THE FUTURE TENSE OF JOY
By Jessica Teich
277 pp. Picador

Reviewed by Sue Ellis

The Future Tense of Joy is an engaging account of author Jessica Teich’s long journey to emotional well being. She begins by describing her over-reaction to her eldest daughter’s bid for more personal freedom, how it brought up memories of herself at the same age. To a past, she writes, that would not stay put. At sixteen, Teich had been drawn into a secret and abusive relationship with a man at the dance studio where she took lessons. She never told anyone, and had never come to terms with what happened to her or the fact that her parents failed to protect her.

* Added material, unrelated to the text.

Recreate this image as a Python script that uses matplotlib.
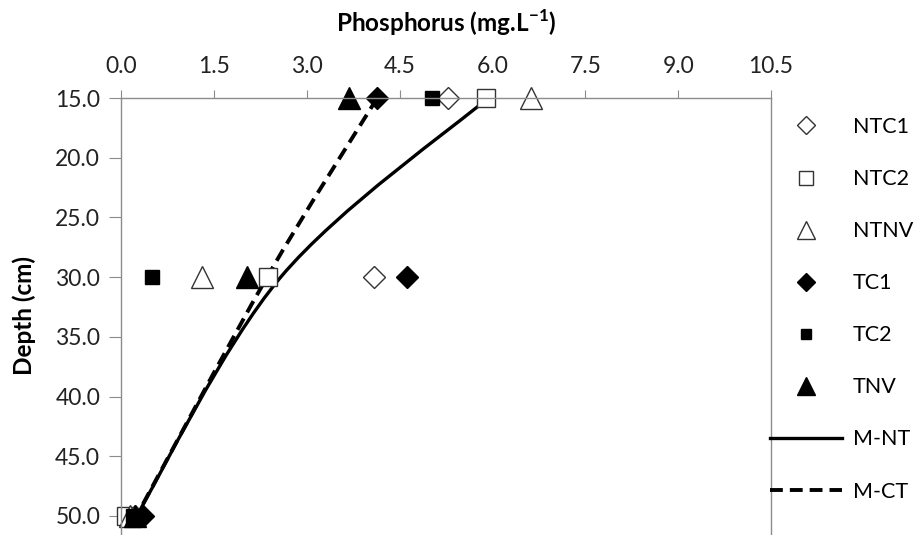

Early on, Teich introduces a woman she refers to as Lacey, a stranger she read about and whose life, according to the obituary, nearly paralleled her own. Both women were highly educated, both Rhodes scholars, and both appeared to have the world by the tail. The following excerpt sums up Teich’s feelings about the similarities between Lacey and herself, and provides a fine example of Teich’s moving prose.
Still, even when she had everything she wanted—especially then—she may have felt the accolades were built on a false brightness. Internal demons would prevail. And nothing could buoy her, not even the love of friends, their pain so palpable it was almost viscous. No success could root her in the “real world,” stabilize her. 
I knew what that was like, to exist in a liminal space, never quite fully situated. To be a person who feels too much, who feels she is not enough. Is that what Lacey felt? Yes, I was casting my shadow over hers, but something within our stories rhymed: the fear. The sense of isolation.
The book is a finely nuanced and studied look at a common thread that binds so many women together; the feeling that they are being punished for crimes committed against them. In Teich’s case, her self-esteem was so damaged that she didn’t know how to have a normal relationship with men. She expertly weaves her story through a mesh of characters and circumstance that combine to leave the impression of a novel. At the same time, it’s a book about Teich’s love of mothering and of mentoring mothers—her call to women to be proud of using a fine education for traditional causes.

She credits her interviews with members of Lacey’s family for helping her to see herself through a kinder lens (assisted, she admits, by a good therapist and Prozac). And for allowing her to open a conversation about the burden of expectation upon highly educated women. Teich’s compassionate view on Lacey’s life is as significant to this important memoir as is her own, a wise fusing of psyches that helped make her memoir truly unforgettable.